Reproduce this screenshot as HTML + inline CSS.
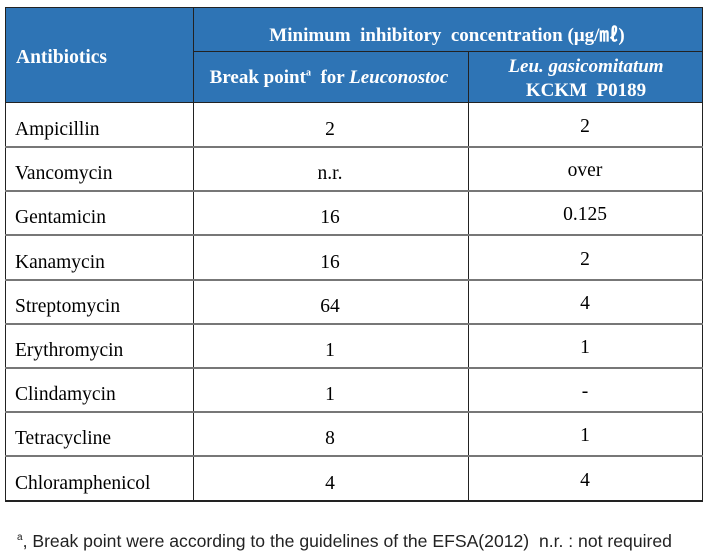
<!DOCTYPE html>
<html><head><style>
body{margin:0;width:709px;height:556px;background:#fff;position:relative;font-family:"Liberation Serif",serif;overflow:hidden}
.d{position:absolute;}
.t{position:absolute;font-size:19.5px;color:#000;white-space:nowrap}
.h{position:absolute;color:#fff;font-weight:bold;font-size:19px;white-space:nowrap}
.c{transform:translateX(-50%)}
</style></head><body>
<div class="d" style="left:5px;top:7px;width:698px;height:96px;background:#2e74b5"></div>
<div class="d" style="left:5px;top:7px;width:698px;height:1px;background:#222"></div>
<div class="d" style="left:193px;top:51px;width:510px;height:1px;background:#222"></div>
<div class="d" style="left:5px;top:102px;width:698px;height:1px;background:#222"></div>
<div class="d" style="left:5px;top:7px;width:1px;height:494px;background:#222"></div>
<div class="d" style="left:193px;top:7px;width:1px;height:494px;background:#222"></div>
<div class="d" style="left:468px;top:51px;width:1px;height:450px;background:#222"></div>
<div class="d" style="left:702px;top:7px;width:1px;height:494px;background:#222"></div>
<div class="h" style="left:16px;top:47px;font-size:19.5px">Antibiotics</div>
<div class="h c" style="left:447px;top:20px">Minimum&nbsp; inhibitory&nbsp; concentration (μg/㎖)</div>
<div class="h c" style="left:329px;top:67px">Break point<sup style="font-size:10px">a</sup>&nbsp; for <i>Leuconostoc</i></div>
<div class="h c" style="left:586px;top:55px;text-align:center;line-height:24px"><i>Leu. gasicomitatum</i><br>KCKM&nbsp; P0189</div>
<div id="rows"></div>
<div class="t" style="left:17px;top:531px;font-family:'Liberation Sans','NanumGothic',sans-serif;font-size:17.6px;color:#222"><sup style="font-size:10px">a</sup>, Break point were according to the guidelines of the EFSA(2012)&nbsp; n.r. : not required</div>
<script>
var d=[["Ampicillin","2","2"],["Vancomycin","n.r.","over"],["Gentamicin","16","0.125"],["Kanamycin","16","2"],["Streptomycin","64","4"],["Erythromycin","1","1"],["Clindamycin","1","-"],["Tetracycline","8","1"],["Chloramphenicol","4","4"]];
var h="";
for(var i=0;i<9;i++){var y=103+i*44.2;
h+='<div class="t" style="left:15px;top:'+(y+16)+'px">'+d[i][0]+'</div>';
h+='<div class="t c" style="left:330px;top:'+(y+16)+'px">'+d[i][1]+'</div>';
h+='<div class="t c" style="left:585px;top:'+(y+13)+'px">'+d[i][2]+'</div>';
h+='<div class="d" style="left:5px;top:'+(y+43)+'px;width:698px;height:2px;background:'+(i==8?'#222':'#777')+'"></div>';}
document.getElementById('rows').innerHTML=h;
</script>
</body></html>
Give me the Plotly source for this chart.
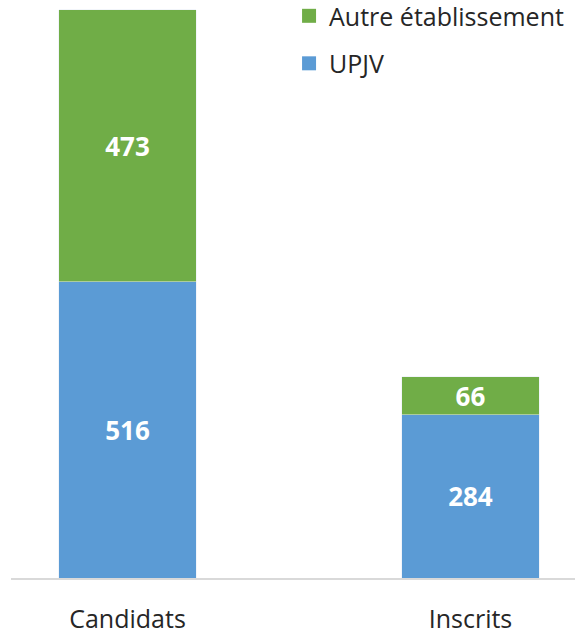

WHAT THIS TASK INVOLVES: Return the records exactly. Don't carry the pictures over.

THE REPLY:
Reproduce this screenshot as HTML + inline CSS.
<!DOCTYPE html>
<html><head><style>
body{margin:0;width:709px;height:556px;background:#fff;position:relative;font-family:"Liberation Serif",serif;overflow:hidden}
.d{position:absolute;}
.t{position:absolute;font-size:19.5px;color:#000;white-space:nowrap}
.h{position:absolute;color:#fff;font-weight:bold;font-size:19px;white-space:nowrap}
.c{transform:translateX(-50%)}
</style></head><body>
<div class="d" style="left:5px;top:7px;width:698px;height:96px;background:#2e74b5"></div>
<div class="d" style="left:5px;top:7px;width:698px;height:1px;background:#222"></div>
<div class="d" style="left:193px;top:51px;width:510px;height:1px;background:#222"></div>
<div class="d" style="left:5px;top:102px;width:698px;height:1px;background:#222"></div>
<div class="d" style="left:5px;top:7px;width:1px;height:494px;background:#222"></div>
<div class="d" style="left:193px;top:7px;width:1px;height:494px;background:#222"></div>
<div class="d" style="left:468px;top:51px;width:1px;height:450px;background:#222"></div>
<div class="d" style="left:702px;top:7px;width:1px;height:494px;background:#222"></div>
<div class="h" style="left:16px;top:47px;font-size:19.5px">Antibiotics</div>
<div class="h c" style="left:447px;top:20px">Minimum&nbsp; inhibitory&nbsp; concentration (μg/㎖)</div>
<div class="h c" style="left:329px;top:67px">Break point<sup style="font-size:10px">a</sup>&nbsp; for <i>Leuconostoc</i></div>
<div class="h c" style="left:586px;top:55px;text-align:center;line-height:24px"><i>Leu. gasicomitatum</i><br>KCKM&nbsp; P0189</div>
<div id="rows"></div>
<div class="t" style="left:17px;top:531px;font-family:'Liberation Sans','NanumGothic',sans-serif;font-size:17.6px;color:#222"><sup style="font-size:10px">a</sup>, Break point were according to the guidelines of the EFSA(2012)&nbsp; n.r. : not required</div>
<script>
var d=[["Ampicillin","2","2"],["Vancomycin","n.r.","over"],["Gentamicin","16","0.125"],["Kanamycin","16","2"],["Streptomycin","64","4"],["Erythromycin","1","1"],["Clindamycin","1","-"],["Tetracycline","8","1"],["Chloramphenicol","4","4"]];
var h="";
for(var i=0;i<9;i++){var y=103+i*44.2;
h+='<div class="t" style="left:15px;top:'+(y+16)+'px">'+d[i][0]+'</div>';
h+='<div class="t c" style="left:330px;top:'+(y+16)+'px">'+d[i][1]+'</div>';
h+='<div class="t c" style="left:585px;top:'+(y+13)+'px">'+d[i][2]+'</div>';
h+='<div class="d" style="left:5px;top:'+(y+43)+'px;width:698px;height:2px;background:'+(i==8?'#222':'#777')+'"></div>';}
document.getElementById('rows').innerHTML=h;
</script>
</body></html>
Give me the Plotly source for this chart.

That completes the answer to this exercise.